關於經典,卡爾維諾不會是人類最後一個喋喋不休者。而我們關於經典的爭論與闡釋,也會無窮無盡。對於經典的絕妙闡釋,沒有比1945年深秋與思想家伯林通宵長談、沒有比莫迪利阿尼畫筆下雍穆、沒有比暴政下艱難而高貴的阿赫瑪托娃所說的一句話更準確的了:“這是無眠的綱要”。任何對經典的窮形盡相,都隻是個簡要的提綱。闡釋經典而成經典,便是令人興奮的“無眠的綱要”。

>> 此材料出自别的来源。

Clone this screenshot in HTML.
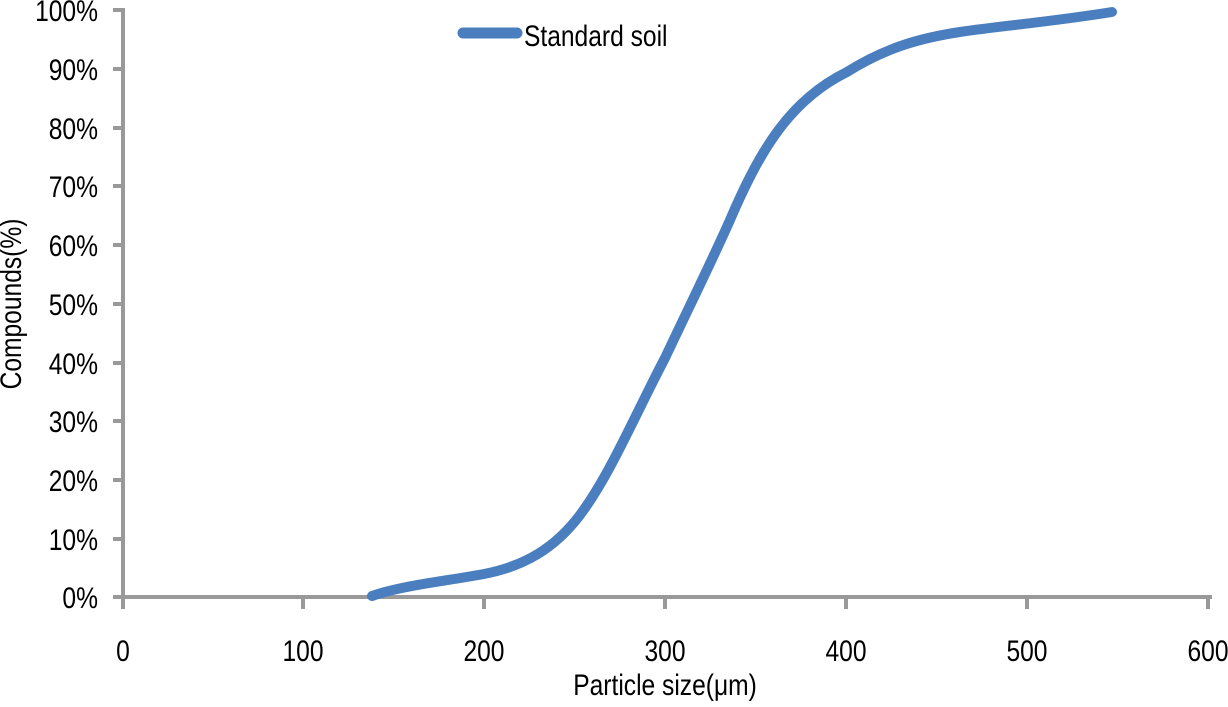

《詩經裏的植物》是一本在網絡上誕生的書。網絡的好處,使得時空被重新鋪排,人物異時異地之交流與互動成為可能。顧頡剛先生關於古史“層累”之說,掀起了二十世中國史學的疑古浪潮,這樣的浪潮是針砭食古不化、信古而自高、先前闊過的民族主義自大狂的藥石。而台灣作家王鼎鈞(曾用“一勺金”的ID,天涯社區閑閑書話裏,潛過水,交流回複過,也發過貼)先生則在《詩經裏的植物》的跟帖中說道:“經典的偉大,好像是一代一代後人堆高的。後人不斷詮釋、發揚、模仿,再創作,後出轉精,而又將光榮歸於原典”。原來經典也是“層累”的,但最終要將光榮歸於原典。與此同時,作者深圳一石亦在回答網友的質疑時說道:“一本《詩經》,窮盡怎樣的想象,都不會過度,無數的闡釋,怎樣的曲解正解,都沒有什麼詩篇蓋過它的光彩。所以,寫的時候,隻有我們的不夠,沒有它的不足”。這都是對待經典的謙卑態度。